When Rick Wade keeps a record to himself and sets it aside for the Harmonie Park catalog, you know it’s gonna be dangerous. The meaning is in the title alone: Defining Deep is a record intended to “clear up confusion on what ‘deep’ really means”.

The confusion, unfortunately, is not accidental: as Upton Sinclair wrote a century ago, “It’s difficult to get a man to understand something when his salary depends on his not understanding it.” The underground scene basically defines itself as a negative – we often have to explain ourselves by first saying what we’re not. In dance music, what we’re not is the cake tossers of the industry that have far more in common with Van Halen or some other hair-metal band of the ’80s than “electronic dance music”. We’re “deep”, even if the records aren’t.

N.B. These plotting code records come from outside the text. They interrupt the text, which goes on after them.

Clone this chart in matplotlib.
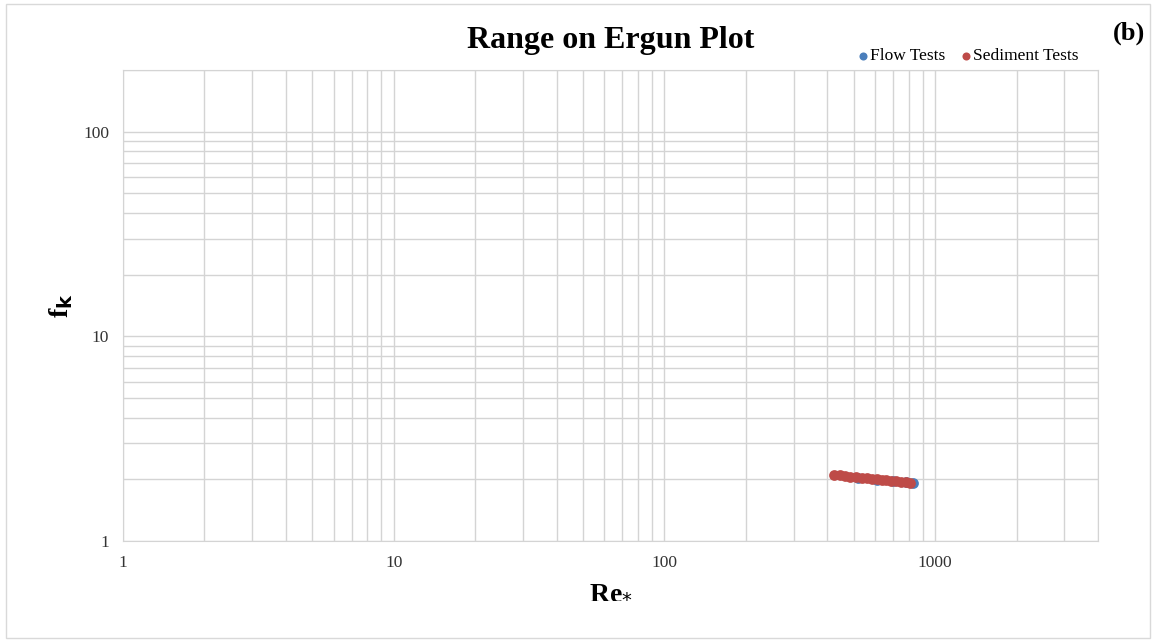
import matplotlib
matplotlib.use('Agg')
import matplotlib.pyplot as plt
from matplotlib.ticker import FixedLocator, LogLocator, NullFormatter, FixedFormatter
from matplotlib.patches import Rectangle

plt.rcParams['font.family'] = ['Liberation Serif', 'DejaVu Serif']

# Re* and friction factor for each test set
flow_re = [520, 610, 700, 780, 830]
flow_fk = [2.04, 1.99, 1.96, 1.94, 1.92]
sed_re = [425, 445, 465, 485, 510, 535, 560, 585, 610, 635, 660, 690, 720, 750, 780, 810]
sed_fk = [2.11, 2.09, 2.08, 2.06, 2.05, 2.04, 2.02, 2.01, 2.00, 1.99, 1.98, 1.97, 1.96, 1.95, 1.94, 1.93]

x_ticks = [1, 10, 100, 1000]
y_ticks = [1, 10, 100]

fig = plt.figure(figsize=(11.55, 6.42), dpi=100)
ax = fig.add_axes([123 / 1155, 1 - 541 / 642, (1098 - 123) / 1155, (541 - 70) / 642])

grid_c = '#d4d4d4'
ax.set_xscale('log')
ax.set_yscale('log')
ax.set_xlim(1, 4000)
ax.set_ylim(1, 200)

ax.xaxis.set_major_locator(FixedLocator(x_ticks))
ax.xaxis.set_major_formatter(FixedFormatter([str(v) for v in x_ticks]))
ax.xaxis.set_minor_locator(LogLocator(base=10, subs=range(2, 10)))
ax.xaxis.set_minor_formatter(NullFormatter())
ax.yaxis.set_major_locator(FixedLocator(y_ticks))
ax.yaxis.set_major_formatter(FixedFormatter([str(v) for v in y_ticks]))
ax.yaxis.set_minor_locator(LogLocator(base=10, subs=range(2, 10)))
ax.yaxis.set_minor_formatter(NullFormatter())

ax.grid(True, which='both', color=grid_c, linewidth=1.0)
ax.set_axisbelow(True)
ax.tick_params(which='both', length=0, labelsize=12.5, colors='#333333', pad=10)
for s in ax.spines.values():
    s.set_color(grid_c)

ax.scatter(flow_re, flow_fk, s=60, color='#4a7ebb', zorder=3, label='Flow Tests', linewidths=0)
ax.scatter(sed_re, sed_fk, s=60, color='#be4b48', zorder=4, label='Sediment Tests', linewidths=0)

ax.set_xlabel('Re$_{*}$', fontsize=20, fontweight='bold', labelpad=6)
ax.set_ylabel('f$_\\mathbf{k}$', fontsize=20, fontweight='bold', labelpad=6)
ax.set_title('Range on Ergun Plot', fontsize=23, fontweight='bold', pad=16)

fig.legend(loc='upper right', bbox_to_anchor=(1085 / 1155, 1 - 41 / 642), ncol=2,
           frameon=False, fontsize=12.5, handletextpad=-0.2, columnspacing=0.6,
           handlelength=1.2, markerscale=0.75, borderaxespad=0)
fig.text(1145 / 1155, 1 - 33 / 642, '(b)', fontsize=19, fontweight='bold', ha='right', va='center')

fig.patches.append(Rectangle((6 / 1155, 4 / 642), 1144 / 1155, 634 / 642,
                             transform=fig.transFigure, fill=False, edgecolor='#d9d9d9', linewidth=1))

fig.savefig('out.png', dpi=100)
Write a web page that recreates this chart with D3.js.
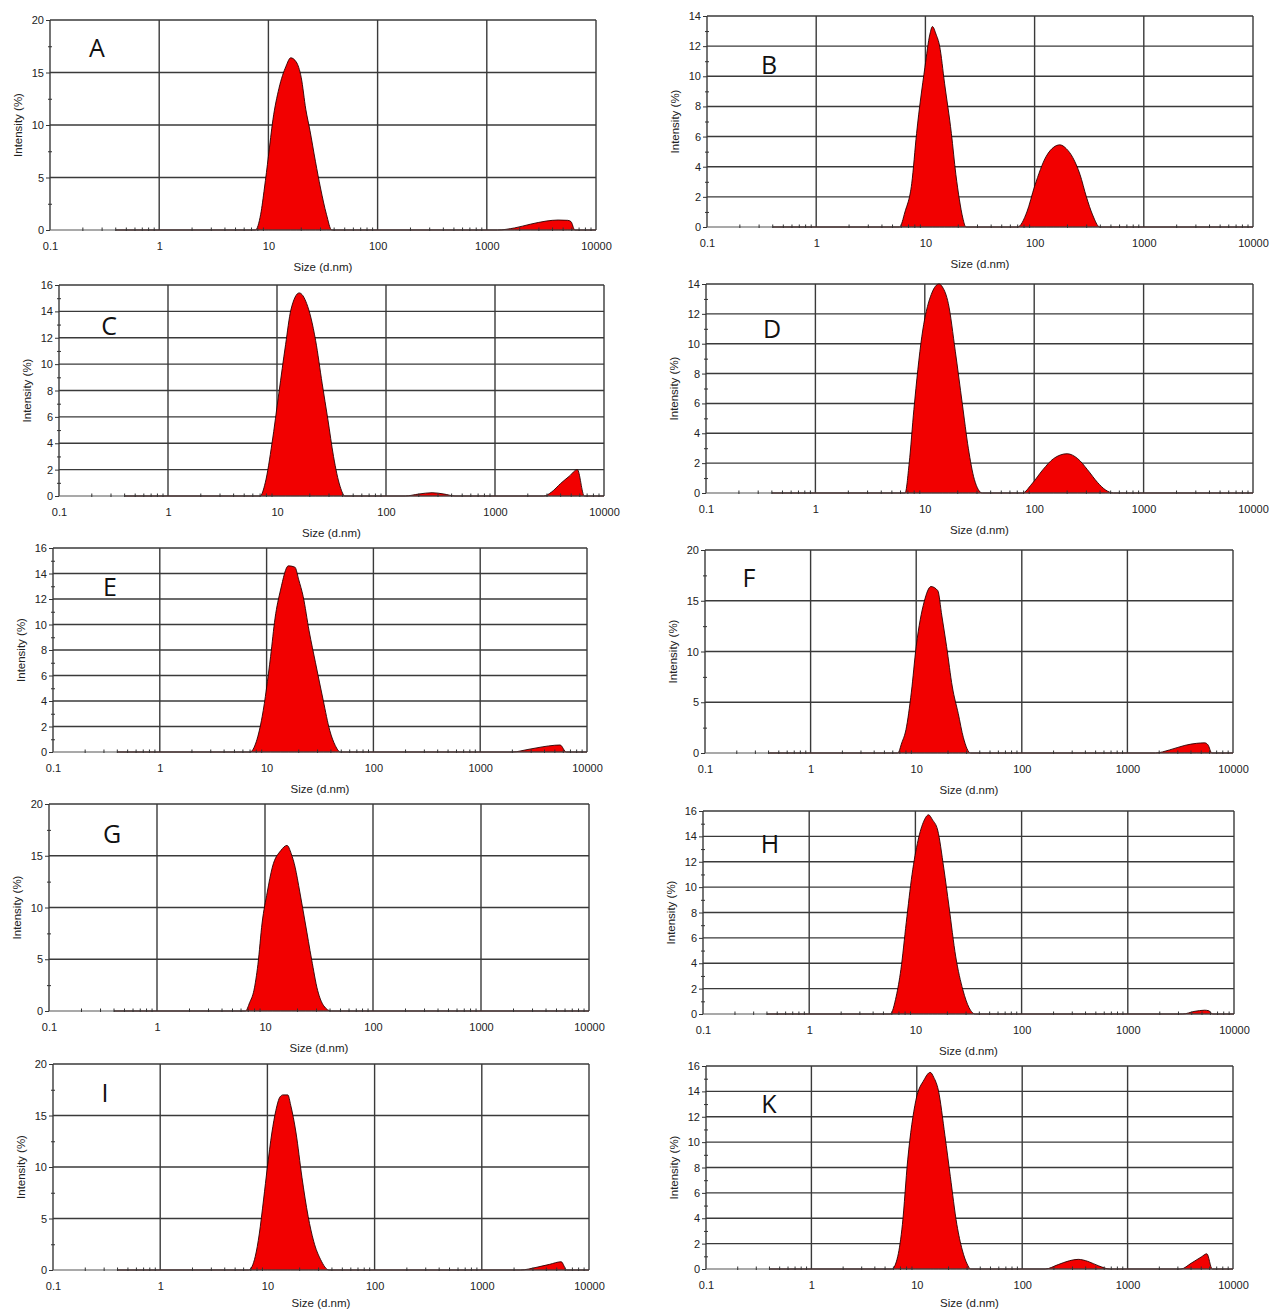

Here’s what Deep means, if we use Defining Deep as a lodestone.

Deep is something new, it’s not a reissue, it’s not a rare record pressed in 12 copies (and only 4 white labels that contain the secret unreleased remix that some asshole says is really the one).

Deep is the industrial midwest – the sound of our factories that inspired our scene and the sound of despair when the workers were thrown in the gutter and left to fend for themselves.

Deep is a human voice. Deep is a bass line that sounds like one.

And deep is House Music before Sony and Comcast held a board meeting and decided to bleach the color out of dance music and made it a manicured cul de sac for directing teen angst into a dead end.

Defining Deep lulls you in with some delicate vibes and then ramps it up like a heart attack. Side A features with a pair of roots-driven tracks: “Vintage” showing the influence of conscious R&B, soul and jazz, like a lost Gil Scott-Heron song; “Cruising Altitude” is a take on pure disco, the soul-with-strings sound that powered Salsoul and made a movement so powerful that the underground continues to mine it with some profit thirty years later. The energy picks up on Side B with the kinetic wave of “Symphony Dark” and the best track on the EP, the jackin’ “Quigon”. In just four tracks, Rick Wade reminds you where it came from and how to properly do it. It’s a record that’s less concerned with preserving something fragile than unleashing something powerful.